Hundreds of riot police flooded into downtown Los Angeles and Philadelphia early Wednesday to clear anti-Wall Street protest camps in mostly peaceful operations that saw dozens arrested.

The latest moves targeting the two-month-old protest movement against corporate greed and inequality came days after announced eviction deadlines and did not bring the running clashes and tear gas that have marked previous raids.

In Los Angeles, dozens of officers in helmets formed lines to seal off an area around the City Hall park camp, while others began arresting around a dozen protesters and leading them away in plastic handcuffs.

Police announced over loudspeakers that they were declaring an unlawful assembly shortly after midnight (0800 GMT Wednesday), calling on people to leave the area "immediately" or face arrest and possible other action.

After a couple of hours of anticipation about where the police would come from, a mass of helmeted LAPD officers burst out of the City Hall doors while others began arresting people on the lawn outside.

But after the initial burst of action the calm returned, as police gently pushed the crowds out of the central protest area and began arresting a stream of people and dismantling tents.

By 2:00 am (1000 GMT) the situation appeared to be completely under control.

"It went as well as we could have expected," LAPD chief Charlie Beck was quoted as saying by the LA Times.

The CNS news agency earlier said that rubber bullets had been fired during the initial confrontation, but later dropped the report.

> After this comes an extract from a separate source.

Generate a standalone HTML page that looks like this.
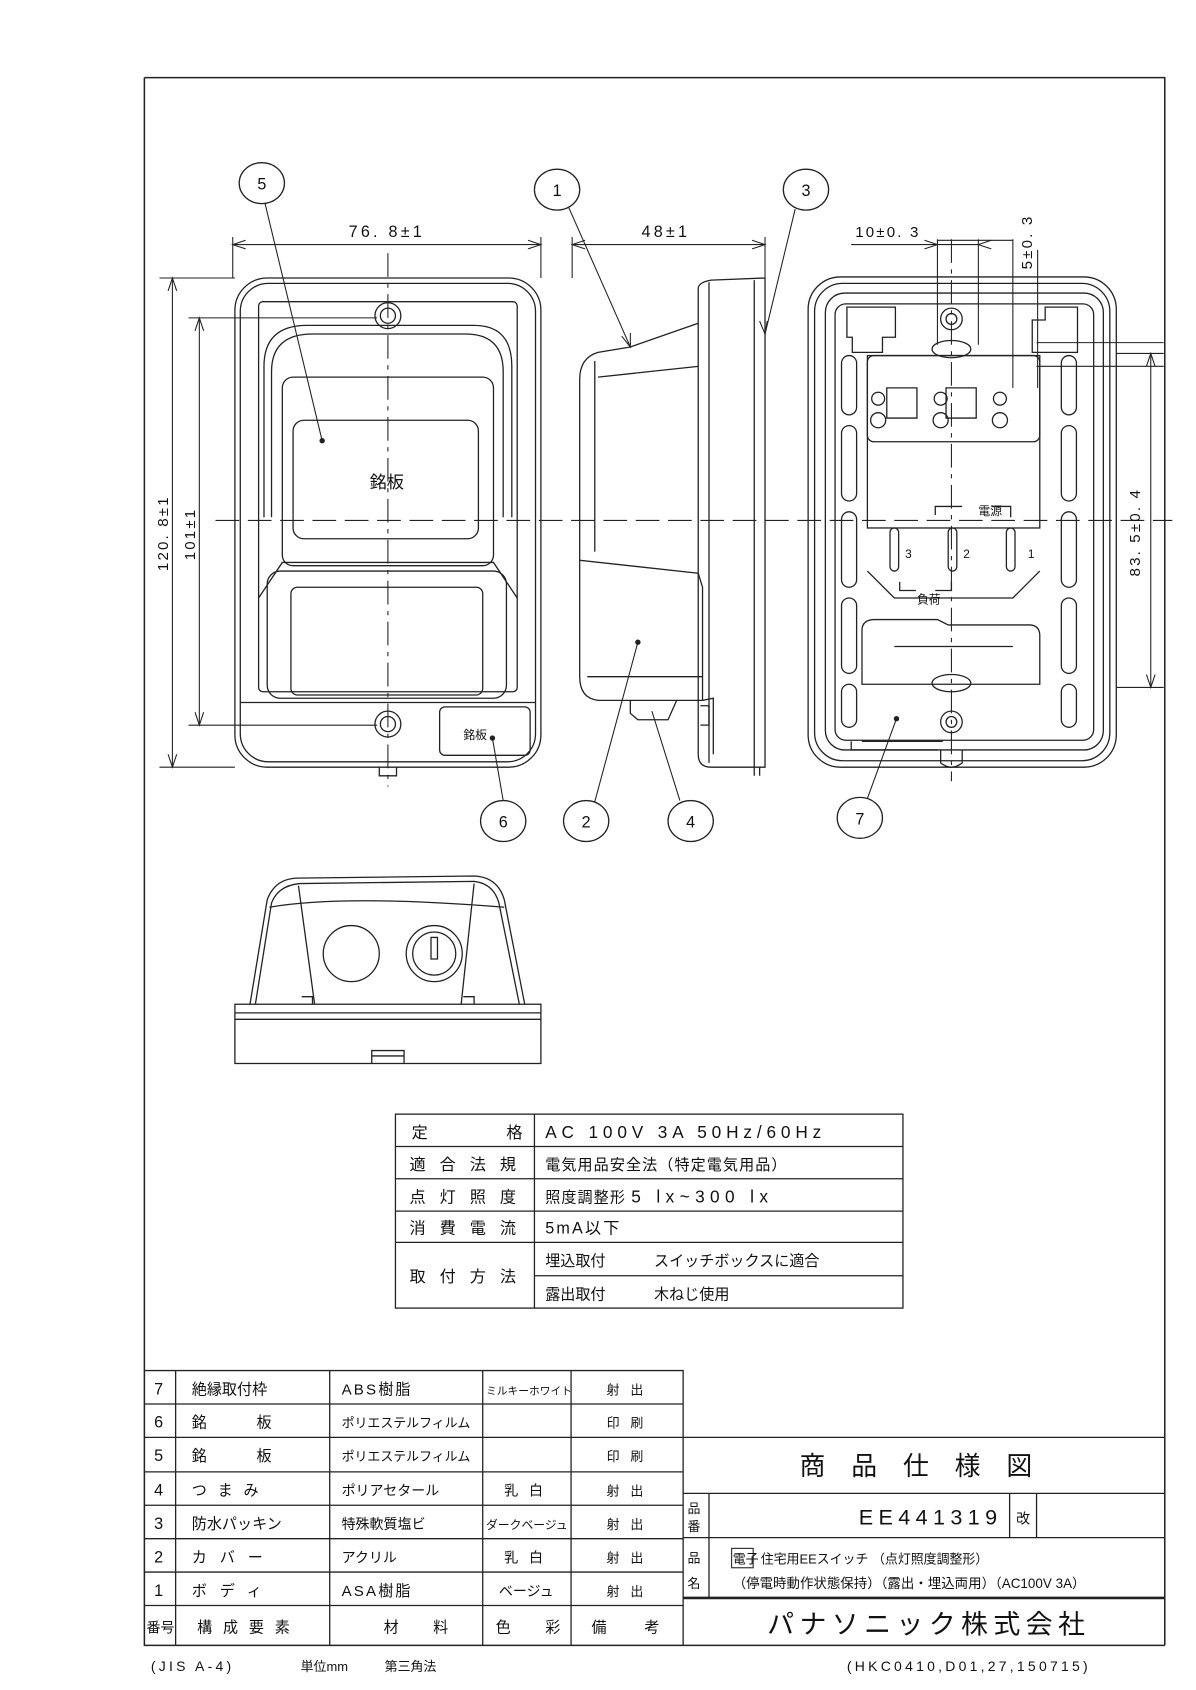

The operation got under way two days after a midnight Sunday (0800 GMT Monday) deadline set by LA Mayor Antonio Villaraigosa to clear the camp, which has been in place since October 1.

"We have taken a measured approach to enforcing the park closure because we have wanted to give people every opportunity to leave peacefully," the mayor said in a statement Wednesday.

"Once the park is cleared, it will be repaired and returned to all Angelenos to exercise their First Amendment rights," he added, referring to the US constitutional guarantee of freedom of speech and assembly.

Hundreds of protesters—up to 500 according to one estimate—had been congregating in the area when the police action began, according to an AFP photographer on the scene.

Earlier some 30 buses carrying riot police arrived from a staging area at Dodgers' Stadium, a few miles from City Hall. Officials said some 1,200 officers overall were involved in the operation.

At around the same time as the Los Angeles operation, riot police converged on a similar Occupy Wall Street camp in the eastern city of Philadelphia, clearing a tent camp and setting off an hours-long march through downtown.

The police, many mounted on bicycles, initially flanked the group of some 50 marchers, but as rush hour approached they cornered the protesters in a side street and arrested around half of them, an AFP reporter said.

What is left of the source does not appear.